New York TV Station Ratings

New York TV Station Ratings

Share Rocket

The idea is “to measure social audiences in marketplaces” similar to television and radio ratings services, Kraft says.

Local media markets offer unique opportunities and challenges. There is “a lot of entrenched thinking,” Kraft says. “The type of media that we’re measuring is a two-way conversation.”

Broadcasters are use to having a tower, and sending a message out of that tower, and maybe seeing the audience at a special event a couple of times a year. Social’s changed all of that. It’s now a dialogue. It’s now a conversation with your audience, and that’s a hard concept. – Chris Kraft

Federal Communications Commission (FCC) licensed broadcasters have been disrupted by mobile smartphone media that is “a finger push away,” Kraft says. “And it’s really changed the balance of that power equation, and now the audience has a lot more control.”

Academics have been writing about competition in “the marketplace of attention,” and data are increasingly important.

Share Rocket, in local television for example, measures the station brand, sub-brands (i.e. weather, sports, morning shows, etc.), and most recently individual journalists. “They’re really a strong advocate for their station brands,” Kraft says. “We’ve got some markets where as much as 30 percent of the social equity of a station rests in the talent as a whole.” The goal is to engage in community conversation while promoting station brand.

Share Rocket developed a social equity index (SEI) score that computes all activity, and it compares journalists within a local media market. “Our clients get to see a real-time index of how they’re performing,” Kraft says. “We teach our clients how to pull tactical insights,” manage “strategic insights,” and use an individual journalist “social scorecard,” Kraft says.
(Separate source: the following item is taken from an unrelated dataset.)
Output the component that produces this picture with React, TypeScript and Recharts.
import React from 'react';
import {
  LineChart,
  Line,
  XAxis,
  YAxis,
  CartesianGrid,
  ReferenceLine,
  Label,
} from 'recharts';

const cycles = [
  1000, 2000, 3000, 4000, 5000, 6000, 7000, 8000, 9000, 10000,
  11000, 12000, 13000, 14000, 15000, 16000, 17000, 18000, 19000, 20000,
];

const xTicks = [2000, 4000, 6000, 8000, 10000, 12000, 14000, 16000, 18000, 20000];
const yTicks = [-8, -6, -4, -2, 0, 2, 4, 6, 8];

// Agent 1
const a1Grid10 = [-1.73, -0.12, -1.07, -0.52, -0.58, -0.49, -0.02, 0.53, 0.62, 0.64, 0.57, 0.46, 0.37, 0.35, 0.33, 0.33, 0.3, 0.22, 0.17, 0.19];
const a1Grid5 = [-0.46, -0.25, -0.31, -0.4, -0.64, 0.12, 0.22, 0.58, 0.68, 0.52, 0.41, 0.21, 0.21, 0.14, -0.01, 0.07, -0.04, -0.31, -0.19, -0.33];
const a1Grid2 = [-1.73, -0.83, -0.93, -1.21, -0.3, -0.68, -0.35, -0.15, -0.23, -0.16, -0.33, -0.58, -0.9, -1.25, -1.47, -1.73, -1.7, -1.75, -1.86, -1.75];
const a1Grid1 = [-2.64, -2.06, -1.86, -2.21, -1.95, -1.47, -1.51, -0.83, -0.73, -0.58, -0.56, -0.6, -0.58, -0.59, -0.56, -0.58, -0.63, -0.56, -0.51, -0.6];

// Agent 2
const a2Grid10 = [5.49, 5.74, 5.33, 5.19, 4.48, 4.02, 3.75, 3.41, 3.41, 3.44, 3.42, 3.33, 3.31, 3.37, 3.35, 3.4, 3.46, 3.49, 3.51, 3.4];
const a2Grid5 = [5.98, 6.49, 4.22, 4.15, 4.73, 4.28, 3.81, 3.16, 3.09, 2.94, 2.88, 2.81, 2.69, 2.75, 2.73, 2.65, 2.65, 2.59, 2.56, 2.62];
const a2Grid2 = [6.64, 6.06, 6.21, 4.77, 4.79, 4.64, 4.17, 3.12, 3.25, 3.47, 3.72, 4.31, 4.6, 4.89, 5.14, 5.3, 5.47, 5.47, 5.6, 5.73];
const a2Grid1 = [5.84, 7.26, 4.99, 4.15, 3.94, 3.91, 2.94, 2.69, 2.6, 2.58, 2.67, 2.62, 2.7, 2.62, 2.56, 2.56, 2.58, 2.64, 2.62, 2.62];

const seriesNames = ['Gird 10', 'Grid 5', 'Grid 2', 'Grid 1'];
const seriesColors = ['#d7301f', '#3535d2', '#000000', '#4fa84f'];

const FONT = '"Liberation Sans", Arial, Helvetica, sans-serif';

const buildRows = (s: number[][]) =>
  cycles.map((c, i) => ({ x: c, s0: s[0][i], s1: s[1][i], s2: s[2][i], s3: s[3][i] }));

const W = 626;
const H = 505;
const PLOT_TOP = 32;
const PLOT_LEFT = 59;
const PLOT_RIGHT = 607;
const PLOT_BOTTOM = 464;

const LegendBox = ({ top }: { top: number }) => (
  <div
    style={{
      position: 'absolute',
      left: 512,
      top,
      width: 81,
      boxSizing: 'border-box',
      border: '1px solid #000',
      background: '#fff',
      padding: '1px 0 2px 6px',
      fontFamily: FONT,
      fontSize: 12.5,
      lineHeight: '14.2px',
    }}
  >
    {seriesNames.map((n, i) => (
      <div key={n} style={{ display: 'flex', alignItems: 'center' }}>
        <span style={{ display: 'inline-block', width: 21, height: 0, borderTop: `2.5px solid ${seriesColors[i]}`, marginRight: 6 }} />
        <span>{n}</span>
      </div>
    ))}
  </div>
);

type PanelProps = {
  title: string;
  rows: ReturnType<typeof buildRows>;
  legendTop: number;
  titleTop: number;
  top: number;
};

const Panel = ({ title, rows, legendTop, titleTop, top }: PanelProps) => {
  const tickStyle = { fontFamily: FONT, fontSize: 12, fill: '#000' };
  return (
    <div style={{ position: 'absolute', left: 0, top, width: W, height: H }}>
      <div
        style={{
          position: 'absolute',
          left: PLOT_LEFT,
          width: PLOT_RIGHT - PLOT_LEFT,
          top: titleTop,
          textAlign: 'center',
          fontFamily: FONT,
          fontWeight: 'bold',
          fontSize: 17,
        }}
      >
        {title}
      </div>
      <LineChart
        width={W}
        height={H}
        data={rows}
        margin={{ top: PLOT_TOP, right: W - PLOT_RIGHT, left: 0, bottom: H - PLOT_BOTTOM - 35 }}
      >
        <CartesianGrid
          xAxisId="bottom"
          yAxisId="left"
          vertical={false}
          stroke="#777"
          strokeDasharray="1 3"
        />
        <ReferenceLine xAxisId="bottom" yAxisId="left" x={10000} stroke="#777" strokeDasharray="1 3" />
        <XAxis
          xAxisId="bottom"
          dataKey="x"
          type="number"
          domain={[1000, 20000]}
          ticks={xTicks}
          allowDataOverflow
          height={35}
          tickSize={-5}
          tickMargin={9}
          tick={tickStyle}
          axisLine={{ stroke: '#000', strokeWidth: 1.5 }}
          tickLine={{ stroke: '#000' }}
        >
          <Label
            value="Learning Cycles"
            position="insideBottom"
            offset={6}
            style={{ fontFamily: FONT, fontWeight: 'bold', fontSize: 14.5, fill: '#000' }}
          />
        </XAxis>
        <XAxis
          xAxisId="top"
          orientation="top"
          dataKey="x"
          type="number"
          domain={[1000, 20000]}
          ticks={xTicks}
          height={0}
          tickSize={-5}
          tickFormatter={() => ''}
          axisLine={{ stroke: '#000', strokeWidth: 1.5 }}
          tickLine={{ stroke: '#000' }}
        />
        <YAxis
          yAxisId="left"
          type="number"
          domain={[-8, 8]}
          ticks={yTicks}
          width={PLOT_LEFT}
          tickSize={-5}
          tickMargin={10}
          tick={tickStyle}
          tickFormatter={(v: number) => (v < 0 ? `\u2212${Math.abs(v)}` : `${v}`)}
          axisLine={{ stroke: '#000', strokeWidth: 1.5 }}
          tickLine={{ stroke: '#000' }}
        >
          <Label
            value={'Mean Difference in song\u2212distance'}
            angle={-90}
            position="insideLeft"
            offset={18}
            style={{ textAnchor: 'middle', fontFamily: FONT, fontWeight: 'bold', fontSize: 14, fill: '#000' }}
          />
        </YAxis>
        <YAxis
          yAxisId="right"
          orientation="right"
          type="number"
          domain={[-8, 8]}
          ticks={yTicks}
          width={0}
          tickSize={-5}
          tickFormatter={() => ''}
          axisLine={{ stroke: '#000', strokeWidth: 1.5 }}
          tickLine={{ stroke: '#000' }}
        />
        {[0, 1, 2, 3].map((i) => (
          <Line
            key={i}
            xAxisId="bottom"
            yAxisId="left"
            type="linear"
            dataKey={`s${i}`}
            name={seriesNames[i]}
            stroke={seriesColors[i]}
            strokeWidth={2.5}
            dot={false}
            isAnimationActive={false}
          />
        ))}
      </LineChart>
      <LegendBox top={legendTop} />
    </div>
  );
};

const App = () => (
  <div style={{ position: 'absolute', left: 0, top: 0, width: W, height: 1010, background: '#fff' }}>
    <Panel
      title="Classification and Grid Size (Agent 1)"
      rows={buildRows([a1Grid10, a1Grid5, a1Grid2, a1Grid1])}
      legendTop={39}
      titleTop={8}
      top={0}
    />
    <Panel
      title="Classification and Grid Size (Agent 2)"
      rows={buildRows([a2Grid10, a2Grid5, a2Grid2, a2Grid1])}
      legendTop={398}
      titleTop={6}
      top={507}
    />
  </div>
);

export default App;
In other words, all journalists are compared to each other, as top social media performers are highlighted and benchmarked.

Journalist Rankings

Journalist Rankings

Share Rocket

The method can be used for other businesses beyond radio, television and newspapers. Any company that understands the power of its owned media, would want to measure employees within social media.

Social Media Scoring

Social Media Scoring

Share Rocket

Facebook accounts for a whopping 95 to 97 percent of local TV market social media engagement, Kraft says. Organic reach of Facebook Live “is huge… is some of the most engaging content we measure across all of our clients’ platforms, Kraft says. Shared content is “the holy grail” of “reach amplification.”
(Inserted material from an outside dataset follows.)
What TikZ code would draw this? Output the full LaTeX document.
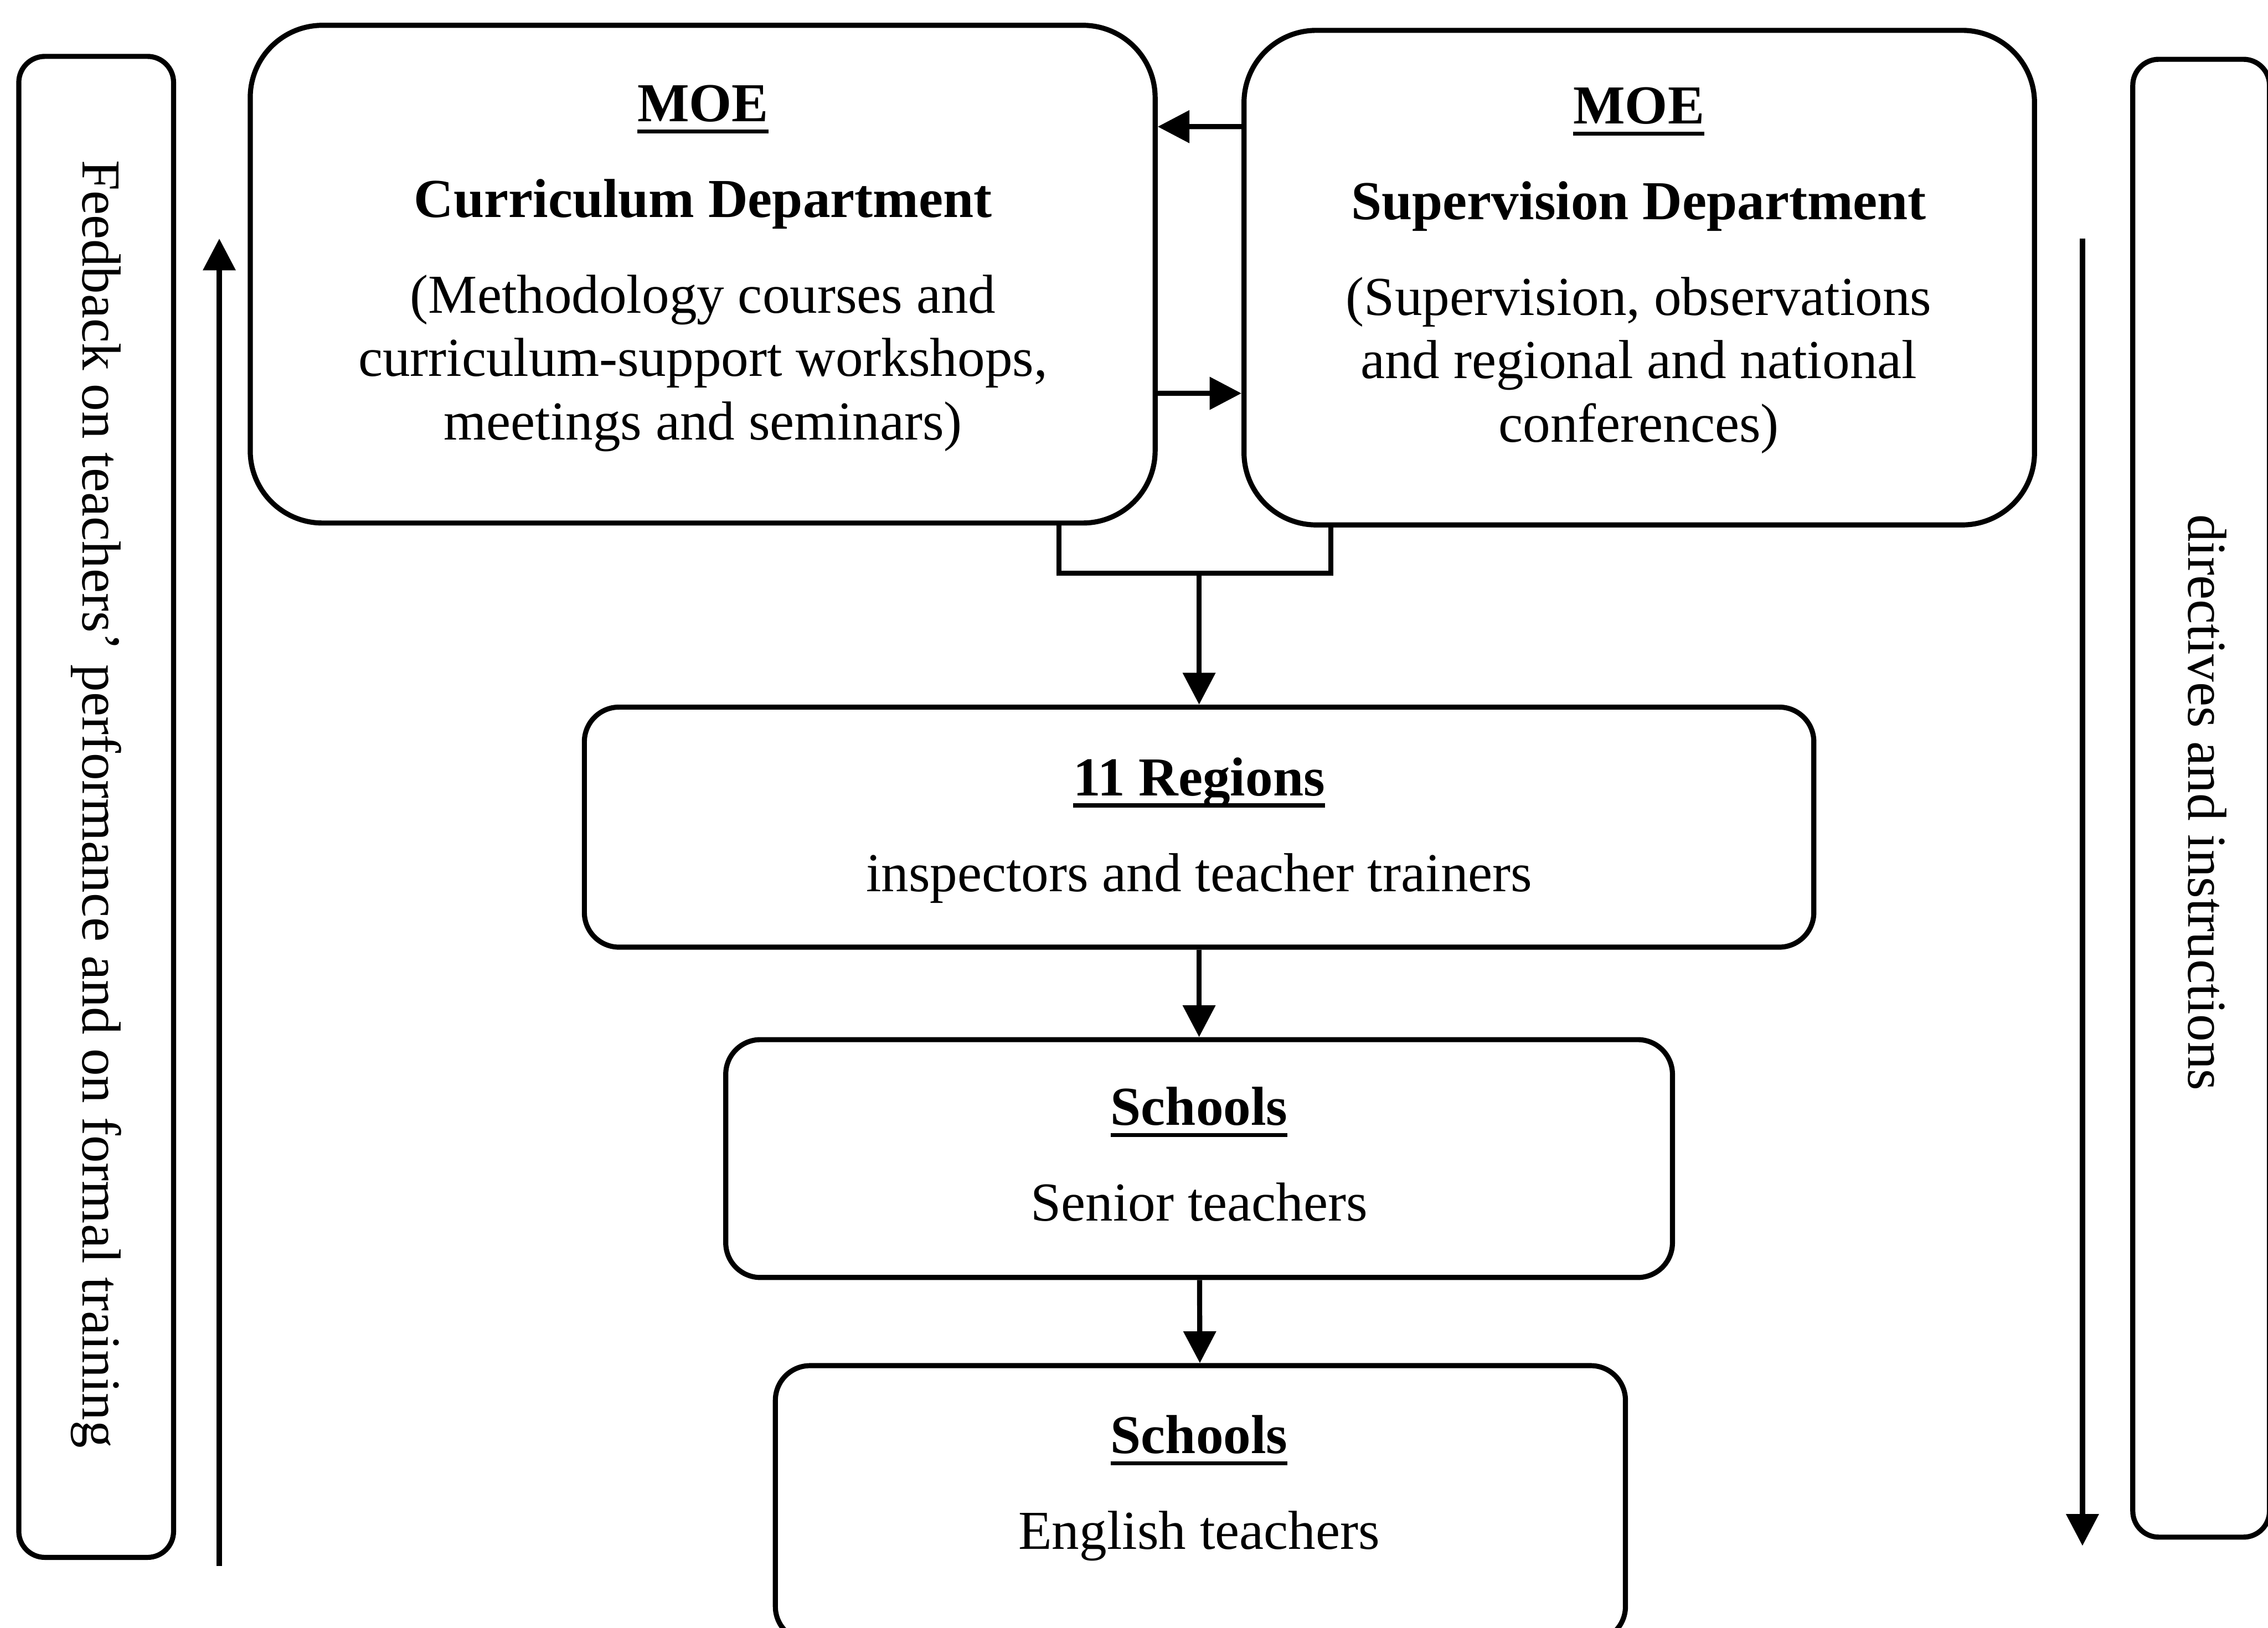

Share Rocket uses an advertisers’ perspective to value social media engagement. Kraft says, “We think that local broadcasters, local publishers represent some of the safest harbors for advertising dollars” because of decades within communities.

It’s clear that audience trust matters in an age of ‘fake news’ and social media clutter.

The valuation of social media sharing is at the forefront of social marketing efforts. Matt McAllister, CEO of Kaleida, measures news and information flow and consumer sharing habits: “sharing and referral traffic have a significant and reliable relationship.”

This places employee advocacy promoted by Dynamic Signal, Edelman PR and others within a new context. Journalists, and all employees for that matter, will face new corporate pressures to not only be a “brand ambassador,’ but also to be social media influencers driving clicks and future business.